Gunn and Wilding go on to argue that, in the light of Marx’s ‘scattered reflections on nature’ throughout his works, then ‘any subjugation of nature would be contradictory and unsustainable’, and Marx does not ‘carry over the insights of the dialectic of master and slave [via Hegel] into his thinking about the natural world’ (125). Rather, our knowledge of nature gained through science heralds how we may best co-operate and partner with nature for the benefit of, not just ourselves, but also for the flourishing of the natural world. Thomas Nail demonstrates how, in capitalism, the opposite occurs (2020b, 77-99). Through value-creation in capitalist society, nature is devalued as capital sucks raw materials into its value vortex, yielding devastation for the natural world.
Conclusion: Capital’s Social Epistemology
Despite the criticisms and reservations regarding Arboledas-Lérida’s article outlined above he does, nevertheless, achieve what he set out to do: he demonstrates how SC ‘is one of the conditions of the reproduction of contemporary capitalist societies’ (2022a, 2). SC is clearly bound up with capitalist development, on this account, and is not some optional extra.
For me, this does not constitute the significance of Arboledas-Lérida’s article.
He extends the range of social form analysis and critique. He takes social form analysis beyond the ‘usual suspects’ of value (the value-form of labour in capitalism), the state-form, money, and other ‘economic’ categories explored by Open Marxists such as John Holloway and Werner Bonefeld. This extension of social form analysis and critique constitutes real progress for Marxist science.

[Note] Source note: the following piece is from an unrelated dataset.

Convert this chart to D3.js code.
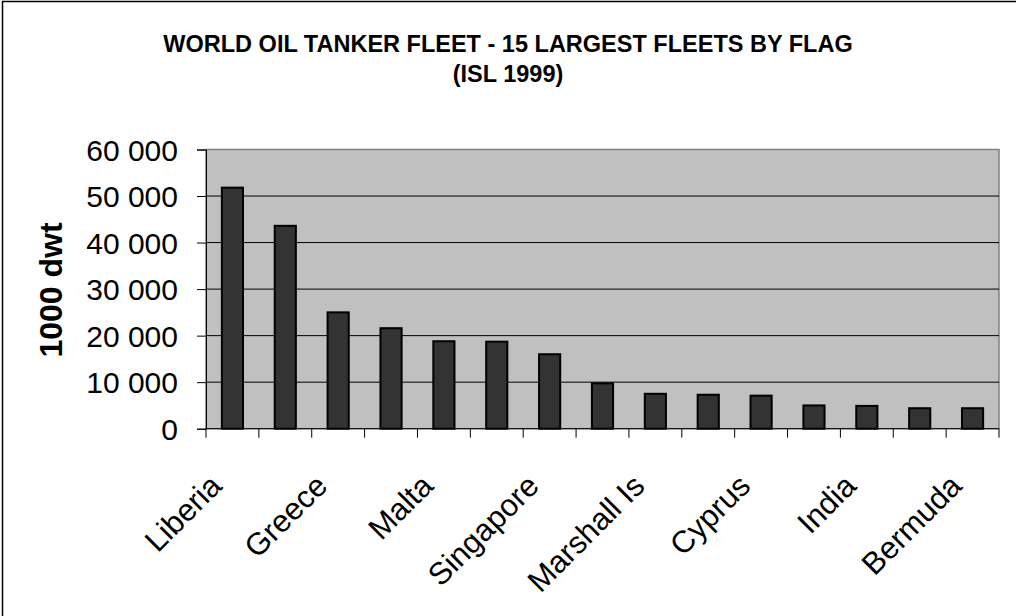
<!DOCTYPE html>
<html>
<head>
<meta charset="utf-8">
<script src="https://cdn.jsdelivr.net/npm/d3@7"></script>
<style>
  html, body { margin: 0; padding: 0; background: #fff; }
  svg { display: block; font-family: 'Liberation Sans', Arial, sans-serif; }
</style>
</head>
<body>
<script>
'use strict'

// ISL 1999, 1000 dwt per flag
var flags = ['Liberia', 'Panama', 'Greece', 'Bahamas', 'Malta', 'Norway', 'Singapore',
  'Hong Kong', 'Marshall Is', 'Japan', 'Cyprus', 'USA', 'India', 'China', 'Bermuda']
var dwt = [51800, 43600, 25000, 21600, 18800, 18700, 16000,
  9750, 7500, 7300, 7100, 5000, 4900, 4400, 4400]
var yTicks = [0, 10000, 20000, 30000, 40000, 50000, 60000]
var titleLines = ['WORLD OIL TANKER FLEET - 15 LARGEST FLEETS BY FLAG', '(ISL 1999)']

var W = 1016
var H = 616
var plot = { left: 206, right: 999, top: 149.5, bottom: 428.7 }

var svg = d3.select('body').append('svg')
  .attr('width', W)
  .attr('height', H)

// outer chart frame (right/bottom edges fall off the picture)
svg.append('rect')
  .attr('x', 2.5).attr('y', 1.5)
  .attr('width', W + 20).attr('height', H + 20)
  .style('fill', 'none')
  .style('stroke', '#000')
  .style('stroke-width', '1.5px')

var x = d3.scaleBand()
  .domain(flags)
  .range([plot.left, plot.right])
  .paddingInner(0.6)
  .paddingOuter(0.3)

var y = d3.scaleLinear()
  .domain([0, 60000])
  .range([plot.bottom, plot.top])

var fmt = function (v) { return d3.format(',')(v).replace(/,/g, ' ') }

// title
svg.append('g').selectAll('text')
  .data(titleLines)
  .enter().append('text')
  .attr('x', 508)
  .attr('y', function (d, i) { return 52 + i * 30 })
  .attr('text-anchor', 'middle')
  .style('font-size', '23.5px')
  .style('font-weight', 'bold')
  .text(function (d) { return d })

// plot area
svg.append('rect')
  .attr('x', plot.left).attr('y', plot.top)
  .attr('width', plot.right - plot.left)
  .attr('height', plot.bottom - plot.top)
  .style('fill', '#c0c0c0')
  .style('stroke', '#808080')
  .style('stroke-width', '1.5px')

// gridlines
svg.append('g').selectAll('line')
  .data(yTicks.filter(function (d) { return d > 0 && d < 60000 }))
  .enter().append('line')
  .attr('x1', plot.left).attr('x2', plot.right)
  .attr('y1', function (d) { return y(d) })
  .attr('y2', function (d) { return y(d) })
  .style('stroke', '#000')
  .style('stroke-width', '1px')

// bars
svg.append('g').selectAll('rect')
  .data(flags)
  .enter().append('rect')
  .attr('x', function (d) { return x(d) })
  .attr('y', function (d, i) { return y(dwt[i]) })
  .attr('width', x.bandwidth())
  .attr('height', function (d, i) { return y(0) - y(dwt[i]) })
  .style('fill', '#333333')
  .style('stroke', '#000')
  .style('stroke-width', '2px')

// y axis
var yAxis = d3.axisLeft(y)
  .tickValues(yTicks)
  .tickSize(9)
  .tickPadding(19)
  .tickFormat(fmt)
var gy = svg.append('g')
  .attr('transform', 'translate(' + plot.left + ',0)')
  .call(yAxis)
gy.select('.domain').style('stroke', '#000').style('stroke-width', '1px')
gy.selectAll('.tick line').style('stroke', '#000')
gy.selectAll('.tick text')
  .attr('dy', '0.36em')
  .style('font-size', '30px')
  .style('fill', '#000')
  .style('font-family', "'Liberation Sans', Arial, sans-serif")

// x axis: ticks between categories
var step = x.step()
var bounds = d3.range(flags.length + 1).map(function (i) { return plot.left + i * step })
svg.append('line')
  .attr('x1', plot.left).attr('x2', plot.right)
  .attr('y1', plot.bottom).attr('y2', plot.bottom)
  .style('stroke', '#000')
  .style('stroke-width', '1px')
svg.append('g').selectAll('line')
  .data(bounds)
  .enter().append('line')
  .attr('x1', function (d) { return d })
  .attr('x2', function (d) { return d })
  .attr('y1', plot.bottom)
  .attr('y2', plot.bottom + 9)
  .style('stroke', '#000')
  .style('stroke-width', '1px')

// x labels, every other category
svg.append('g').selectAll('text')
  .data(flags.filter(function (d, i) { return i % 2 === 0 }))
  .enter().append('text')
  .attr('transform', function (d) {
    var cx = x(d) + x.bandwidth() / 2 - 9
    return 'translate(' + cx + ',' + (plot.bottom + 59) + ') rotate(-45)'
  })
  .attr('text-anchor', 'end')
  .style('font-size', '31px')
  .text(function (d) { return d })

// y axis title
svg.append('text')
  .attr('transform', 'translate(62,290) rotate(-90)')
  .attr('text-anchor', 'middle')
  .style('font-size', '32px')
  .style('font-weight', 'bold')
  .text('1000 dwt')
</script>
</body>
</html>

Tantalisingly, Arboledas-Lérida hints at possibilities for grasping a specifically capitalist form of social epistemology. For this journal (Social Epistemology), and for the development of Marxist science, such an adventure would be an important theoretical and political advance, and further ammunition for anti-capitalism as the critique and dissolution of capital’s social epistemology could begin in earnest. The possibility of grasping capital’s social epistemology is viewed most clearly in what Arboledas-Lérida has to say about ‘the capitalisation of science’ and ‘useless knowledge’ (2022a, 5). There are bigger fish to fry.